Clients could still rotate the keys periodically by uploading an updated EncryptedPrivateKeyBundle containing a new root key, forcing any other apps to update their respective notification servers. But even if we didn't have that rotation, the only thing you would be leaking to the notification server is which messages are yours in a channel filled with messages sent by one of two people. As far as metadata leaks go, I'd consider that pretty mild. There is already a level of trust with the notification server since it knows the list of topics each client is interested in. And since the notification server is controlled by the app developer, you are also trusting the app dev to not exfiltrate messages or metadata from the front-end.

@tsachiherman
Copy link

I think that I have an idea. It's not perfect, but might work for MLS:
when constructing the topic_key, we would use the following:
topic_key = $topic root key + <set of bitmask of the participant, from left to right>
then when requesting for a topic subscription, we would also specify a mask.
that wouldn't disclose the public key, but allow to provide the needed filtering.

@Bren2010
Copy link

Bren2010 commented Dec 16, 2023

I'm not sure we need a signature scheme here, I'm more partial to @richardhuaaa's idea of using an HMAC instead. The fact that the key is symmetric doesn't strike me as an issue, since the key would only be shared between the account installations and the push server. If the push server wanted to not send a notification, it could just not do that -- it doesn't need to forge a token first.

There's a couple of problems specifically with using signatures that bother me:

  • It's not reasonable to assume that because a signature scheme isn't designed to be recoverable (like ECDSA), that it provides /anonymity/ (the inability to link signatures given many message-signature pairs). Whereas HMAC provides this very directly: seeing many message-HMAC pairs specifically does not reveal anything about the secret key.
  • It's not reasonable to assume that a signature only verifies successfully under one public key.

Another thing to consider here is that by giving the public key to the server we are essentially telling the server which messages out of a given conversation are our own, for perpetuity

This is leakage, but it's intentional. The push server needs to learn which account sent which message to be able to filter.

Before, an observer would only know that N messages were sent on a given topic, but would have no idea who the sender was. With this change, an observer would be able to tell how many messages each participant has sent.

With an HMAC over the message payload, the total number of senders / whether the same sender sent different messages would not be leaked to anyone except the push server (which needs to know this information, per above)

@nmalzieu
Copy link
Author

Hi everyone, @nplasterer made me think that many other types of push notifications need to be "not displayed".
To list the current state at Converse, we actually drop notifications for these use cases:

  • when we consider a message spam
  • when someone adds a reaction on a message that is not from me
  • when we don’t support the content type
  • when it’s an empty message (including read receipts)

While we will not be able to be as precise as this without actually decoding the content of the message - which we definitely don't want to do - I think it would be useful to add to that XIP to also leak the content type to the push notification server, not only the sender.

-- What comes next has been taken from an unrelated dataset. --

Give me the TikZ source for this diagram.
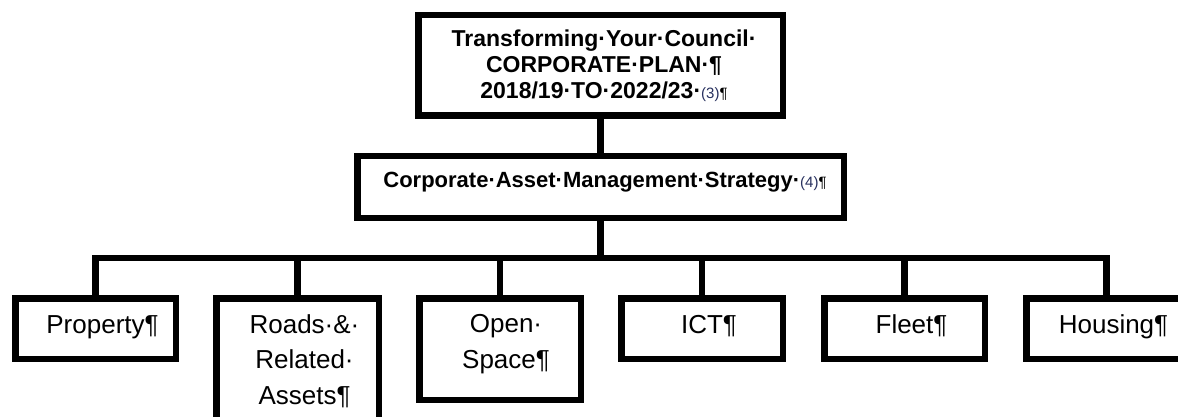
\documentclass[tikz,border=0pt]{standalone}
\usepackage{fontspec}
\setmainfont{Liberation Sans}
\definecolor{fieldnavy}{HTML}{27305E}

% small field reference such as (3), followed by a pilcrow
\newcommand{\fieldref}[1]{{\fontsize{15}{15}\selectfont\mdseries\textcolor{fieldnavy}{(#1)}¶}}

\begin{document}
\begin{tikzpicture}[x=1pt,y=-1pt,
  box/.style={draw=black, line width=6.5pt, rectangle, inner sep=0pt,
    outer sep=0pt, fill=white},
  wire/.style={draw=black, line width=6.5pt, line join=miter},
  headtext/.style={anchor=base, align=center, inner sep=0pt,
    font=\fontsize{23}{26}\selectfont\bfseries},
  midtext/.style={anchor=base, inner sep=0pt,
    font=\fontsize{22}{26}\selectfont\bfseries},
  leaftext/.style={anchor=base, align=center, inner sep=0pt,
    font=\fontsize{26}{35.5}\selectfont}]

\useasboundingbox (0,0) rectangle (1178,417);
\clip (0,0) rectangle (1178,417);

% boxes
\node[box, minimum width=364.5pt, minimum height=100.5pt] (plan) at (600.5,65.5) {};
\node[box, minimum width=486.5pt, minimum height=61.5pt] (cams) at (600.5,187) {};

\node[box, minimum width=160.5pt, minimum height=60.5pt]  (prop)  at (95.5,328.5) {};
\node[box, minimum width=162.5pt, minimum height=138.5pt] (roads) at (297.5,367.5) {};
\node[box, minimum width=161.5pt, minimum height=101.5pt] (open)  at (500,349) {};
\node[box, minimum width=161.5pt, minimum height=60.5pt]  (ict)   at (702,328.5) {};
\node[box, minimum width=160.5pt, minimum height=60.5pt]  (fleet) at (904.5,328.5) {};
\node[box, minimum width=160.5pt, minimum height=60.5pt]  (house) at (1106.5,328.5) {};

% connectors
\coordinate (bus) at (600.5,258);
\draw[wire] (plan.south) -- (cams.north);
\draw[wire] (cams.south) -- (bus);
\draw[wire] (prop.north) -- (prop.north |- bus) -- (house.north |- bus) -- (house.north);
\draw[wire] (roads.north) -- (roads.north |- bus);
\draw[wire] (open.north) -- (open.north |- bus);
\draw[wire] (ict.north) -- (ict.north |- bus);
\draw[wire] (fleet.north) -- (fleet.north |- bus);

% texts (a multi-line node sits on the baseline of its last line)
\node[headtext] (plantext) at (604,99)
  {Transforming·Your·Council·\\CORPORATE·PLAN·¶\\2018/19·TO·2022/23·\fieldref{3}};
\node[midtext] (camstext) at (605,187)
  {Corporate·Asset·Management·Strategy·\fieldref{4}};

\node[leaftext] (proptext)  at (102.5,333) {Property¶};
\node[leaftext] (roadstext) at (304.5,404) {Roads·\&·\\Related·\\Assets¶};
\node[leaftext] (opentext)  at (506,368)   {Open·\\Space¶};
\node[leaftext] (icttext)   at (709,333)   {ICT¶};
\node[leaftext] (fleettext) at (911.5,333) {Fleet¶};
\node[leaftext] (housetext) at (1113.5,333) {Housing¶};
\end{tikzpicture}
\end{document}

That way, the push notification server can at least not send read receipt notifications to iPhones which won't be able to drop them.

What do you think? How should we modify the XIP?

@Bren2010
Copy link

To leak just the content type to the Notification Server, the best solution is probably just to throw in a symmetric encryption of the content type, alongside the HMAC discussed above.

If you're open to a more complicated construction, I think it's possible to handle all of the cases you listed. Instead of using an HMAC ( + symmetric encryption), we have the Notification Server have a public key. This would be a shared public key that everyone uses to encrypt notification-suppression data.

Installations would register with the notification server by telling it 1.) their account id, 2.) a list of supported content types.

An installation would compute the suppression payload as:

prefix = Hash(message)

h1 = Hash(prefix || account id)
if message is a reaction and account id != reacted message's account id:
    h2 = Hash(prefix || reacted message's account id)
else:
    h2 = random()

h1, h2 = randomlySwap(h1, h2)
ct = Message content type
skip = 1 or 0, if message is empty or otherwise shouldn't cause a notification

payload = Encrypt(notification server public key, h1 || h2 || ct || skip)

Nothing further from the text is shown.